Directive: Retype the opening lines of the listing below, ending with the line that contains "xytext=(dx(115), e_y), arrowprops=arrow)", and leave out any pictures.

Source material:
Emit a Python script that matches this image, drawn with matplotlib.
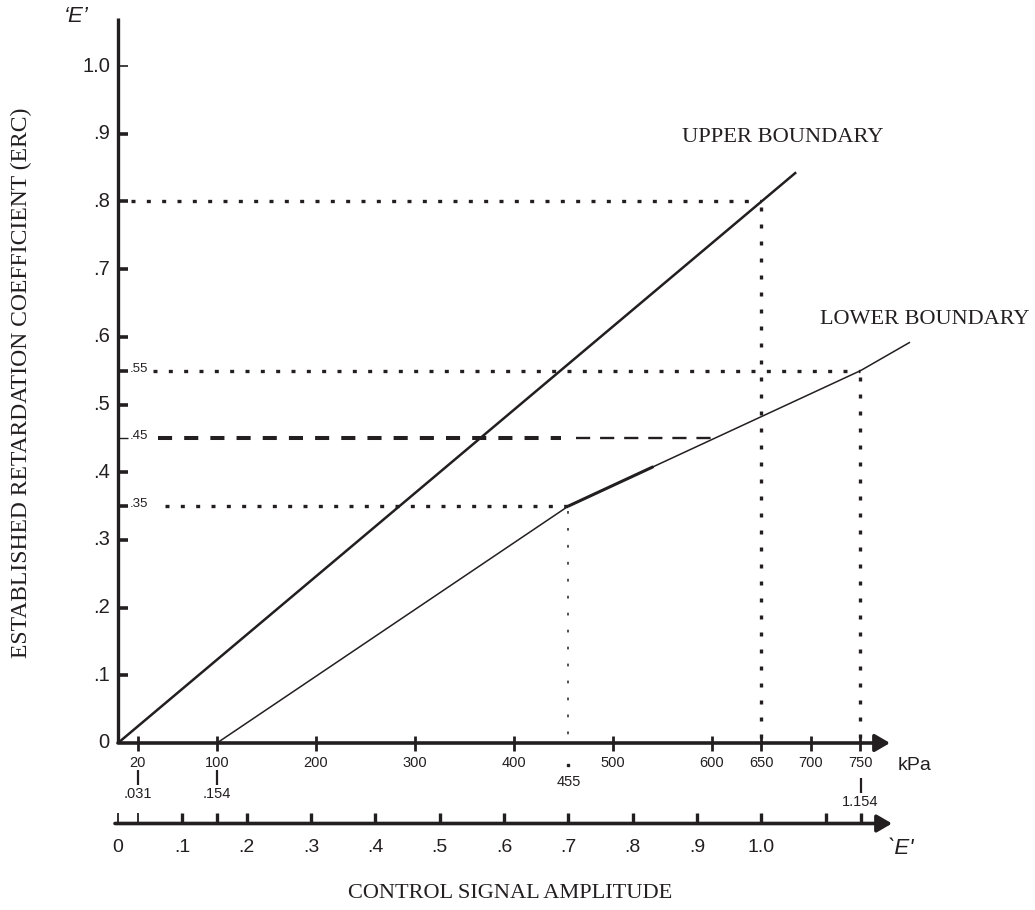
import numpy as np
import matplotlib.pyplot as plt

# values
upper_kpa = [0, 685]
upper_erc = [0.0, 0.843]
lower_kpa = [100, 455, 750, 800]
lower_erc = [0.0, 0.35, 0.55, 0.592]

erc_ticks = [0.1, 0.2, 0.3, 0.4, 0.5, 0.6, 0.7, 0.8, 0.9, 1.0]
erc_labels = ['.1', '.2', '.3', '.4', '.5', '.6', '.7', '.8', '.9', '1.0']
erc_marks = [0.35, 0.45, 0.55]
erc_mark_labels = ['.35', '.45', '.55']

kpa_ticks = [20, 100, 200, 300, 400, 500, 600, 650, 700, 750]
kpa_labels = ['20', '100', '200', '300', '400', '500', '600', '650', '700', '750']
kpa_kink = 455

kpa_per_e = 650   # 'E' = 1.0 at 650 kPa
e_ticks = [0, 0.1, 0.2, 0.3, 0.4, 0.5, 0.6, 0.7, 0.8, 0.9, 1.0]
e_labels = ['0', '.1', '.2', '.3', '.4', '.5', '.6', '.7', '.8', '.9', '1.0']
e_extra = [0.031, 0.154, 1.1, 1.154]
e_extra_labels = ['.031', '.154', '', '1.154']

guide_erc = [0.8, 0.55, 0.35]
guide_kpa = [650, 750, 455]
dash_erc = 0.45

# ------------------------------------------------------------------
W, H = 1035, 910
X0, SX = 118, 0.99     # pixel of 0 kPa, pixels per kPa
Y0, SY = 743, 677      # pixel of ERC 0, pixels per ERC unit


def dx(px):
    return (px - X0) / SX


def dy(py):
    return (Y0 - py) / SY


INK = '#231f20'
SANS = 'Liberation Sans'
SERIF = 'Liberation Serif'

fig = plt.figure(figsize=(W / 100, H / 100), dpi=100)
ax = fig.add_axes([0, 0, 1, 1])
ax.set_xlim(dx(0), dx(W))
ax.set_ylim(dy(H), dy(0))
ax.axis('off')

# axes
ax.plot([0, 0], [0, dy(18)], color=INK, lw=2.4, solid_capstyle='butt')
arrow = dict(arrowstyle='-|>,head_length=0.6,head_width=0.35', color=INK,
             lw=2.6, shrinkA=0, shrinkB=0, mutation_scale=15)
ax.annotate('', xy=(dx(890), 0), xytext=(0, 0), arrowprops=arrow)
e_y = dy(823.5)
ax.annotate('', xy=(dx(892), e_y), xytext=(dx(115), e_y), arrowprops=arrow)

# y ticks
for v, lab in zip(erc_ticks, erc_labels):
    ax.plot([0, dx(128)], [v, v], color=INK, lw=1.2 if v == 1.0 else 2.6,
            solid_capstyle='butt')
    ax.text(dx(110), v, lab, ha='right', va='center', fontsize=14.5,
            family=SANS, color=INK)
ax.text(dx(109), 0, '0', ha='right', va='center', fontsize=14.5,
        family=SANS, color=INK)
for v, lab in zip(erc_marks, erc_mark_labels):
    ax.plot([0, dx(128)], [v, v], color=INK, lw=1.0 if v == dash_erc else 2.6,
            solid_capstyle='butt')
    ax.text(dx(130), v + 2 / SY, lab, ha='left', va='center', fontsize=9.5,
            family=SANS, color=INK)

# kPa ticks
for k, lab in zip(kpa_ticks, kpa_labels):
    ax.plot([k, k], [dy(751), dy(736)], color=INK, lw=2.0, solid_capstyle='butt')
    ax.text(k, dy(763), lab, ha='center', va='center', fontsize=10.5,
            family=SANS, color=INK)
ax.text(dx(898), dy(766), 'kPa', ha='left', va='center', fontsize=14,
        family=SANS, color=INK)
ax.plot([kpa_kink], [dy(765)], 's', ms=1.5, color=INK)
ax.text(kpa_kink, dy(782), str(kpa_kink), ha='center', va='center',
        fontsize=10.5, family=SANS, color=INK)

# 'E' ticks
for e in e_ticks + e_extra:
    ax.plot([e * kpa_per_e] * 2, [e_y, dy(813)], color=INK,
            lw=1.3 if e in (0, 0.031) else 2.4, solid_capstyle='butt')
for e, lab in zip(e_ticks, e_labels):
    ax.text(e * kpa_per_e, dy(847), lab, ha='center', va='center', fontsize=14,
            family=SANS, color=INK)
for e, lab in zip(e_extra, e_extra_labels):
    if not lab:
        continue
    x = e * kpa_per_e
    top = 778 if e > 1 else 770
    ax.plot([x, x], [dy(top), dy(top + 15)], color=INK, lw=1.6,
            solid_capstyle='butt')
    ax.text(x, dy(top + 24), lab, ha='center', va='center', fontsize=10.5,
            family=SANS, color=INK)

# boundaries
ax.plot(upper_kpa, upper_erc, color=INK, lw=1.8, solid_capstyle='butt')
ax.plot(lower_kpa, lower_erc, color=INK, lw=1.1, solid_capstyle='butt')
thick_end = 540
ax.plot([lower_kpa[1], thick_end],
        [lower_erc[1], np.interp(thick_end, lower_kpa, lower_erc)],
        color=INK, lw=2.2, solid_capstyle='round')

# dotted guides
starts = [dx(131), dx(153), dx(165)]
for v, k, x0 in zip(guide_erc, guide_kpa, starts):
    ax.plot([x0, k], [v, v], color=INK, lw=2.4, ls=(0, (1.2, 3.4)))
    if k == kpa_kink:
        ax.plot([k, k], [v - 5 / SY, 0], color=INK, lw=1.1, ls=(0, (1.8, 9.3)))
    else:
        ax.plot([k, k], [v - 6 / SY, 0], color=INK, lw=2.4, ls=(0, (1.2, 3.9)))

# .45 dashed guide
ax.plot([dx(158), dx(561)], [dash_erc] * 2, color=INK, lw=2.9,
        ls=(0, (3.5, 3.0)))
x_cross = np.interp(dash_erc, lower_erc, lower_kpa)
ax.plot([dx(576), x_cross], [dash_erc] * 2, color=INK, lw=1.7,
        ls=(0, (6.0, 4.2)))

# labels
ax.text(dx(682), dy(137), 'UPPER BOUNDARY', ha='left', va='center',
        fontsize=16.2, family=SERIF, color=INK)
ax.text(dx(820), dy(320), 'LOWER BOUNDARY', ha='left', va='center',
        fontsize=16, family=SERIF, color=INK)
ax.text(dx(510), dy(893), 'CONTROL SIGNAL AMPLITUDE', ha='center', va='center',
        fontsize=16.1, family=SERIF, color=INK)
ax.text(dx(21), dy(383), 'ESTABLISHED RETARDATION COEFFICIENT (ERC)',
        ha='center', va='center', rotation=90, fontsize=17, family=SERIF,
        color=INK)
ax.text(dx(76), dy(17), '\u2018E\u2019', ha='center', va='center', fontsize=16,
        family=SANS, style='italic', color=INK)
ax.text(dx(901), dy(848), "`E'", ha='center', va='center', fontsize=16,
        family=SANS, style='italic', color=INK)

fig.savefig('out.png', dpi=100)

In response:
Emit a Python script that matches this image, drawn with matplotlib.
import numpy as np
import matplotlib.pyplot as plt

# values
upper_kpa = [0, 685]
upper_erc = [0.0, 0.843]
lower_kpa = [100, 455, 750, 800]
lower_erc = [0.0, 0.35, 0.55, 0.592]

erc_ticks = [0.1, 0.2, 0.3, 0.4, 0.5, 0.6, 0.7, 0.8, 0.9, 1.0]
erc_labels = ['.1', '.2', '.3', '.4', '.5', '.6', '.7', '.8', '.9', '1.0']
erc_marks = [0.35, 0.45, 0.55]
erc_mark_labels = ['.35', '.45', '.55']

kpa_ticks = [20, 100, 200, 300, 400, 500, 600, 650, 700, 750]
kpa_labels = ['20', '100', '200', '300', '400', '500', '600', '650', '700', '750']
kpa_kink = 455

kpa_per_e = 650   # 'E' = 1.0 at 650 kPa
e_ticks = [0, 0.1, 0.2, 0.3, 0.4, 0.5, 0.6, 0.7, 0.8, 0.9, 1.0]
e_labels = ['0', '.1', '.2', '.3', '.4', '.5', '.6', '.7', '.8', '.9', '1.0']
e_extra = [0.031, 0.154, 1.1, 1.154]
e_extra_labels = ['.031', '.154', '', '1.154']

guide_erc = [0.8, 0.55, 0.35]
guide_kpa = [650, 750, 455]
dash_erc = 0.45

# ------------------------------------------------------------------
W, H = 1035, 910
X0, SX = 118, 0.99     # pixel of 0 kPa, pixels per kPa
Y0, SY = 743, 677      # pixel of ERC 0, pixels per ERC unit


def dx(px):
    return (px - X0) / SX


def dy(py):
    return (Y0 - py) / SY


INK = '#231f20'
SANS = 'Liberation Sans'
SERIF = 'Liberation Serif'

fig = plt.figure(figsize=(W / 100, H / 100), dpi=100)
ax = fig.add_axes([0, 0, 1, 1])
ax.set_xlim(dx(0), dx(W))
ax.set_ylim(dy(H), dy(0))
ax.axis('off')

# axes
ax.plot([0, 0], [0, dy(18)], color=INK, lw=2.4, solid_capstyle='butt')
arrow = dict(arrowstyle='-|>,head_length=0.6,head_width=0.35', color=INK,
             lw=2.6, shrinkA=0, shrinkB=0, mutation_scale=15)
ax.annotate('', xy=(dx(890), 0), xytext=(0, 0), arrowprops=arrow)
e_y = dy(823.5)
ax.annotate('', xy=(dx(892), e_y), xytext=(dx(115), e_y), arrowprops=arrow)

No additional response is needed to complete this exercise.